Friday 7 – Sunday 23 June 2019 See All Events

2019 Aldeburgh Festival Artists in Residence announced

  • Thomas Larcher’s acclaimed first opera The Hunting Gun receives its UK premiere and pianist Paul Lewis gives world premiere of Larcher’s Aldeburgh Festival commission
  • Mark Padmore explores the relationship between words and music with leading poets
  • Barbara Hannigan conducts Stravinsky’s The Rake’s Progress

The 72nd Aldeburgh Festival features three Artists in Residence – composer Thomas Larcher, tenor Mark Padmore and soprano and conductor Barbara Hannigan – who have each curated parts of the Festival. Thomas Larcher’s opera The Hunting Gun receives its UK premiere and opens the Festival. Mark Padmore explores the relationship between poetry and music and Barbara Hannigan conducts singers from her Equilibrium Young Artist programme in a performance of Stravinsky’s The Rake’s Progress, an opera in which she sang one of her first major roles.

 

Photo: Richard Haughton

Thomas Larcher

Thomas Larcher’s first opera The Hunting Gun received great acclaim at its world premiere at the 2018 Bregenz Festival. The Hunting Gun receives its UK premiere on 7 June, opening Aldeburgh Festival 2019 with two performances across the first weekend. With a libretto by Friederike Gösweiner and directed by Austrian actor and film director Karl Markovics, the story is based on Yasushi Inoue’s best-selling 1945 Japanese novella.

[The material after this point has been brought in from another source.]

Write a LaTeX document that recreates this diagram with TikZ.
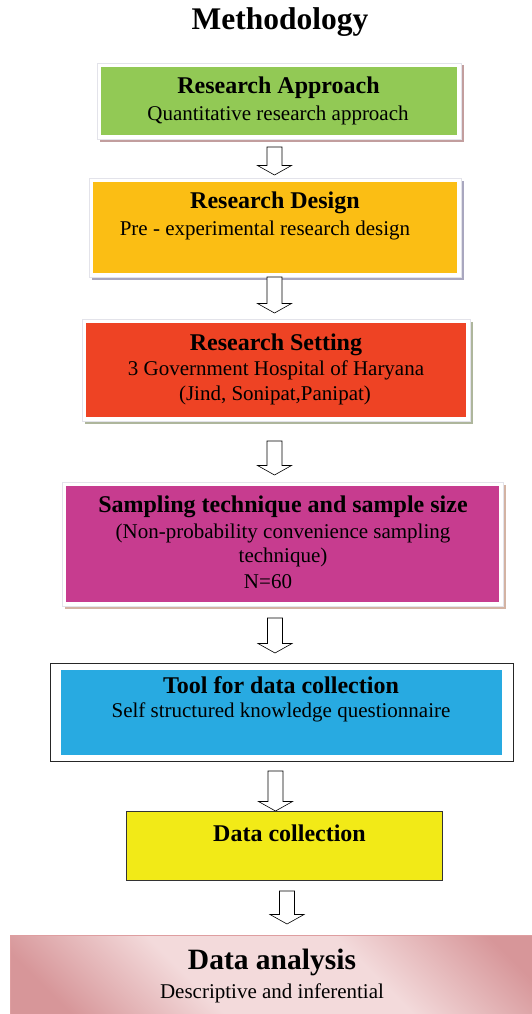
\documentclass[tikz,border=0pt]{standalone}
\usepackage{fontspec}
\setmainfont{Liberation Serif}
\usetikzlibrary{calc,shadows}

\definecolor{cgreen}{HTML}{92C955}
\definecolor{corange}{HTML}{FBBE14}
\definecolor{cred}{HTML}{EE4324}
\definecolor{cmagenta}{HTML}{C73C8F}
\definecolor{cblue}{HTML}{28AAE1}
\definecolor{cyellow}{HTML}{F2EA17}
\definecolor{framegray}{HTML}{E3E3EA}
\definecolor{shA}{HTML}{C29E9E}
\definecolor{shB}{HTML}{A9A7BF}
\definecolor{shC}{HTML}{AEB69C}
\definecolor{shD}{HTML}{D3B3A3}
\definecolor{pinkdark}{HTML}{D79699}
\definecolor{pinklight}{HTML}{F3DADB}
\definecolor{pinkedge}{HTML}{DE9EA0}

% diagonal pink bands for the last box
\pgfdeclarehorizontalshading{pinkbands}{100bp}{color(0bp)=(pinkdark); color(22bp)=(pinkdark); color(40bp)=(pinklight); color(62bp)=(pinklight); color(80bp)=(pinkdark); color(100bp)=(pinkdark)}

\tikzset{
  panel/.style 2 args={rectangle, draw=framegray, line width=0.6pt, fill=white, inner sep=0pt,
    drop shadow={shadow xshift=2.5pt, shadow yshift=-2.5pt, fill=#2, opacity=1},
    path picture={\fill[#1] ([shift={(4pt,4pt)}]path picture bounding box.south west)
      rectangle ([shift={(-4pt,-4pt)}]path picture bounding box.north east);}},
  toolpanel/.style={rectangle, draw=black!85, line width=0.9pt, fill=white, inner sep=0pt,
    path picture={\fill[cblue] ([shift={(11pt,6.5pt)}]path picture bounding box.south west)
      rectangle ([shift={(-11pt,-6.5pt)}]path picture bounding box.north east);}},
  plainpanel/.style={rectangle, draw=black!80, line width=0.8pt, fill=cyellow, inner sep=0pt},
  head/.style={font=\fontsize{24}{28}\selectfont\bfseries, inner sep=0pt},
  sub/.style={font=\fontsize{21}{25}\selectfont, inner sep=0pt},
  blockarrow/.style={draw=black, line width=0.6pt, fill=white, line join=miter,
    to path={($(\tikztostart)+(-7.5pt,0pt)$) -- ($(\tikztotarget)+(-7.5pt,9.5pt)$)
      -- ($(\tikztotarget)+(-17pt,9.5pt)$) -- (\tikztotarget)
      -- ($(\tikztotarget)+(17pt,9.5pt)$) -- ($(\tikztotarget)+(7.5pt,9.5pt)$)
      -- ($(\tikztostart)+(7.5pt,0pt)$) -- cycle}}
}

\begin{document}
\begin{tikzpicture}[x=1pt, y=-1pt]
\useasboundingbox (0,0) rectangle (532,1014);
\fill[white] (0,0) rectangle (532,1014);
\clip (0,0) rectangle (532,1014);

% title
\node[font=\fontsize{31.5}{36}\selectfont\bfseries, inner sep=0pt] (title) at (280,22) {Methodology};

% boxes
\node[panel={cgreen}{shA}, minimum width=364, minimum height=76] (approach) at (279,101) {};
\node[panel={corange}{shB}, minimum width=372, minimum height=99] (design) at (275,227.5) {};
\node[panel={cred}{shC}, minimum width=388, minimum height=102] (setting) at (276,370) {};
\node[panel={cmagenta}{shD}, minimum width=441, minimum height=124] (sampling) at (282.5,544) {};
\node[toolpanel, minimum width=463, minimum height=98] (tool) at (281.5,712) {};
\node[plainpanel, minimum width=316, minimum height=69] (collect) at (284,845.5) {};
\path[shading=pinkbands, shading angle=45] (10,935) rectangle (535,1017);
\draw[pinkedge, line width=0.8pt] (535,935) -- (10,935) -- (10,1017);
\node[inner sep=0pt, minimum width=525, minimum height=82] (analysis) at (272.5,976) {};

% texts
\node[head] (approachT) at (278.5,88) {Research Approach};
\node[sub]  (approachS) at (278,115) {Quantitative research approach};

\node[head] (designT) at (275,203) {Research Design};
\node[sub]  (designS) at (265,230) {Pre - experimental research design};

\node[head] (settingT) at (276,345) {Research Setting};
\node[sub]  (settingS1) at (276,370) {3 Government Hospital of Haryana};
\node[sub]  (settingS2) at (275,395) {(Jind, Sonipat,Panipat)};

\node[head] (samplingT) at (283,507) {Sampling technique and sample size};
\node[sub]  (samplingS1) at (283,533) {(Non-probability convenience sampling};
\node[sub]  (samplingS2) at (283,557) {technique)};
\node[sub]  (samplingS3) at (268,582) {N=60};

\node[head] (toolT) at (281,685) {Tool for data collection};
\node[sub]  (toolS) at (281,712) {Self structured knowledge questionnaire};

\node[head] (collectT) at (289.5,833) {Data collection};

\node[font=\fontsize{29.5}{34}\selectfont\bfseries, inner sep=0pt] (analysisT) at (272,962) {Data analysis};
\node[sub] (analysisS) at (272,993) {Descriptive and inferential};

% block arrows between the stages
\coordinate (a1s) at (274.5,147); \coordinate (a1t) at (274.5,175);
\coordinate (a2s) at (274.5,277); \coordinate (a2t) at (274.5,313);
\coordinate (a3s) at (274.5,441); \coordinate (a3t) at (274.5,475);
\coordinate (a4s) at (275,618);   \coordinate (a4t) at (275,653);
\coordinate (a5s) at (275.5,771); \coordinate (a5t) at (275.5,811);
\coordinate (a6s) at (287,891);   \coordinate (a6t) at (287,924);
\draw[blockarrow] (a1s) to (a1t);
\draw[blockarrow] (a2s) to (a2t);
\draw[blockarrow] (a3s) to (a3t);
\draw[blockarrow] (a4s) to (a4t);
\draw[blockarrow] (a5s) to (a5t);
\draw[blockarrow] (a6s) to (a6t);
\end{tikzpicture}
\end{document}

A poet passes a hunter while climbing a mountain and publishes a poem about the hunter’s lonely, haunted countenance. The Hunter happens to read the poem and recognise himself in it. He sends the author three letters: from his wife, his lover and her daughter. Three letters, by three women to one man, become a gripping fable retold in language of stark poetic simplicity as the central figure helplessly observes the unfolding tragedy, all the while clasping his gun that ‘presses the whole burden deep into the lonely man’s body and soul.’ The cast includes tenor Sam Boden as Dichter (Narrator), baritone Peter Schöne (Josuke), soprano Sarah Aristidou (Shoko), soprano Giulia Peri (Midori) and mezzo-soprano Olivia Vermeulen (Saiko), under the baton of Ryan Wigglesworth.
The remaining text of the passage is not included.